Esther Arenas-Arroyo
Esther Arenas-Arroyo, an associate professor at the Vienna University of Economics who has conducted similar studies within Europe, said that there are some drawbacks to focusing on internet usage rather than the penetration of specific technologies, such as smartphones or social media apps. Still, she added, access to broadband represents “a necessary condition for the types of online behaviors most plausibly linked to deteriorations in youth mental health.”
“Existing evidence shows that adolescents are far more likely to engage with social media, entertainment, and video platforms when they are at home with high-quality connectivity,” Arenas-Arroyo wrote in an email.
Last year, the economist published her own paper on youth mental health and its interactions with digital activity. Rather than simple access to broadband, that work examines the rollout of ultra-high-speed fiber optics that have increasingly replaced slower forms of broadband in her native Spain. Like Churchill, she and her collaborators concluded that the acceleration of internet connectivity led to more “addictive” internet usage; additionally, however, she combined that data with hospital records, finding that fiber deployment contributed to a documented jump in mental health diagnoses and suicide attempts.
Arenas-Arroyo argued that the body of research around the topic has become too large for education leaders and the political class to ignore.
“A growing body of causal evidence, including my findings, shows that as internet access becomes faster and more ubiquitous, its potential risks to adolescent mental health may intensify,” she observed. “This shifts the policy debate away from whether there is a problem and toward how to mitigate its negative effects.”

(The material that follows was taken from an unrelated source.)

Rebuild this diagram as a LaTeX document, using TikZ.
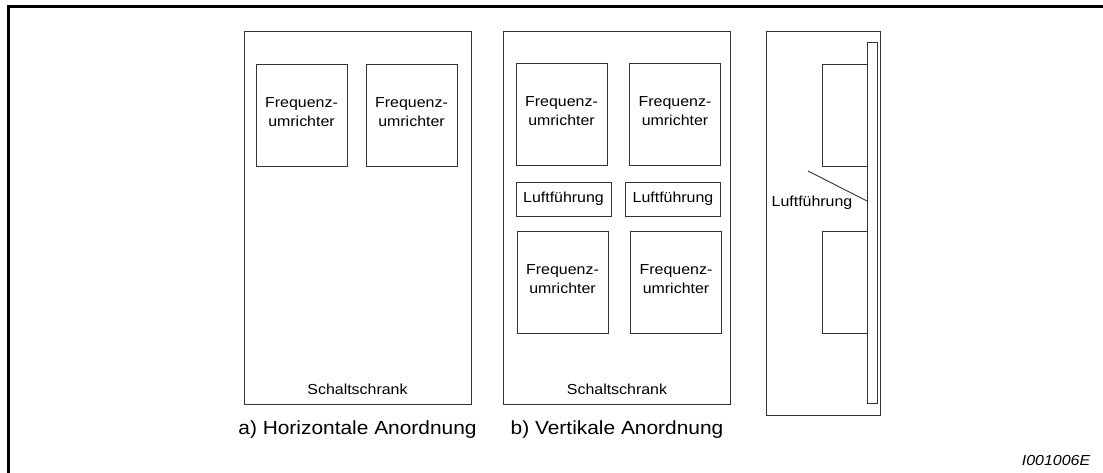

Study: 98% of Teens Attend Schools Limiting Cellphones, but Most Still Use Them
Policy changes across multiple countries have already begun to alter the way that students interact with the internet. A survey released last month by the University of Southern California found that 98 percent of America’s K–12 students attend a school with some form of limitation on cell phone use, with over three-quarters of teenaged respondents saying they supported the restrictions.

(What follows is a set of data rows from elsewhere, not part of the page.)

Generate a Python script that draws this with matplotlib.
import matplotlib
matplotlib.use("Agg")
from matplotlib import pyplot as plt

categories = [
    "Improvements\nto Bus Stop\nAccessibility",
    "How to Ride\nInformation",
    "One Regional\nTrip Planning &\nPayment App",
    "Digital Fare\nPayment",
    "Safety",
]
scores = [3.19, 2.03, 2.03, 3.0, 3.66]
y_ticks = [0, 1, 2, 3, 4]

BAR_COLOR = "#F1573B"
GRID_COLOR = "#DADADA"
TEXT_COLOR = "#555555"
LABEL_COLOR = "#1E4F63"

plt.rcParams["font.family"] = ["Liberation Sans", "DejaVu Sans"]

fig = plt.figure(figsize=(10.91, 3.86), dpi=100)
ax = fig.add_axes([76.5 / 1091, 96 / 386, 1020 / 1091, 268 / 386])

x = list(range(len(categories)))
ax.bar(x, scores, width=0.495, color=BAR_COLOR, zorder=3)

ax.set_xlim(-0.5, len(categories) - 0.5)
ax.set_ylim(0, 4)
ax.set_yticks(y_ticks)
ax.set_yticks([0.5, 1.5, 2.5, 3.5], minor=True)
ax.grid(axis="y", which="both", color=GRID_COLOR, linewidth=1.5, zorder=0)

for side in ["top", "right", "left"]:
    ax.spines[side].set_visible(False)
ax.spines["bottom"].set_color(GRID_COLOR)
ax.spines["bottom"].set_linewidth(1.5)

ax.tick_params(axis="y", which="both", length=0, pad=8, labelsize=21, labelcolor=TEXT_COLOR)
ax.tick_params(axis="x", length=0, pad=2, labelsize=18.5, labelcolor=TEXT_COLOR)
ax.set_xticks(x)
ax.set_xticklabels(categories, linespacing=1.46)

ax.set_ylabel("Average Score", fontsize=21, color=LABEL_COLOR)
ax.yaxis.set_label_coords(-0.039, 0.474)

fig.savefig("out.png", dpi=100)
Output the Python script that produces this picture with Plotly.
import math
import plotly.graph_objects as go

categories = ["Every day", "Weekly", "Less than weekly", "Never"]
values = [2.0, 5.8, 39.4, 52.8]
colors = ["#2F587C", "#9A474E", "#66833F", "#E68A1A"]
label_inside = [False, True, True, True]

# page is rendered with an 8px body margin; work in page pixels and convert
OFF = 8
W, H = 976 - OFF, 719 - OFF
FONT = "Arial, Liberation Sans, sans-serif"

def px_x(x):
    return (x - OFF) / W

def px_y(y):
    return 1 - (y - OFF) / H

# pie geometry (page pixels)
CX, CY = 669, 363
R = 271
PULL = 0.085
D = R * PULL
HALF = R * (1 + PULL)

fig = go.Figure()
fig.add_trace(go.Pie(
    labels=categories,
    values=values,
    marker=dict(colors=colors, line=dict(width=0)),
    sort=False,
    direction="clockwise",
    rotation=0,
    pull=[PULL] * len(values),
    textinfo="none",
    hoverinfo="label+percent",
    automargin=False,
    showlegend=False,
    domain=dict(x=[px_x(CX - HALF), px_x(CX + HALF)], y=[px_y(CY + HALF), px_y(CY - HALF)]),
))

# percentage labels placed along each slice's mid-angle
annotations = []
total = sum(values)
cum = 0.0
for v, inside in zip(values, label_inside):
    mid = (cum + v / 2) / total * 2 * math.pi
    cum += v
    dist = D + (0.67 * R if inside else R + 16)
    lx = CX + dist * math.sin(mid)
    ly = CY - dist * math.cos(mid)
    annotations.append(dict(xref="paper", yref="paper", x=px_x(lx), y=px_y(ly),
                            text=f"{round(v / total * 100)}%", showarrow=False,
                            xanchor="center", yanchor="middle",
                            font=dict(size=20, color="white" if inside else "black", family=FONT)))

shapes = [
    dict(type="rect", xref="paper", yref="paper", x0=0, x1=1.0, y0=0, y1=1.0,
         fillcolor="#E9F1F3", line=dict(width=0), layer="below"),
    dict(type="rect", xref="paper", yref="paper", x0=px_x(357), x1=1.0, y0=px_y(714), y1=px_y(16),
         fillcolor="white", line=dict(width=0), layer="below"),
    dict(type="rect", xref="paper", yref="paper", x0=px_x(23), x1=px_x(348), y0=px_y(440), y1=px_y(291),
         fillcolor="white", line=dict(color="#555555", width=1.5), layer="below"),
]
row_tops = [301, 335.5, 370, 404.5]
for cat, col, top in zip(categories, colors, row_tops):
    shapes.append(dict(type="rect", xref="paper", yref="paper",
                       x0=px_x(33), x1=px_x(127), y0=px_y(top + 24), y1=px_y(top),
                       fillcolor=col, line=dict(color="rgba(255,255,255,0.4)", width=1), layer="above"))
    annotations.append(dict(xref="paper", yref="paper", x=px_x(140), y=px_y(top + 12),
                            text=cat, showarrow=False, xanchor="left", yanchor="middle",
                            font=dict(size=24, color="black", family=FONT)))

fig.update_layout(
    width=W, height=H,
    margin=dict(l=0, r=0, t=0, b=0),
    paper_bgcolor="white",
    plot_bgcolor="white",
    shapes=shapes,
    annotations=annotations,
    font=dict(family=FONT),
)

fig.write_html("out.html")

Even blunter tools have been embraced internationally, with Australia making news last year by banning all use of social media for children under 16. On Tuesday, Spain became the first European country to do the same, with the country’s prime minister decrying social media as “a failed state.”
Churchill conceded that it would be impossible, and probably undesirable, for countries across the West to attempt to push back the adoption of broadband. But with the research consensus around the potential downsides of the technology growing louder, he added, governments will likely find themselves charged with the task of addressing them.
“Our work is built on national estimates of adolescents across the entire United States — and yes, our results line up with a lot of the other results that existed,” he said. “That should increase our confidence in making policy recommendations based on these findings.”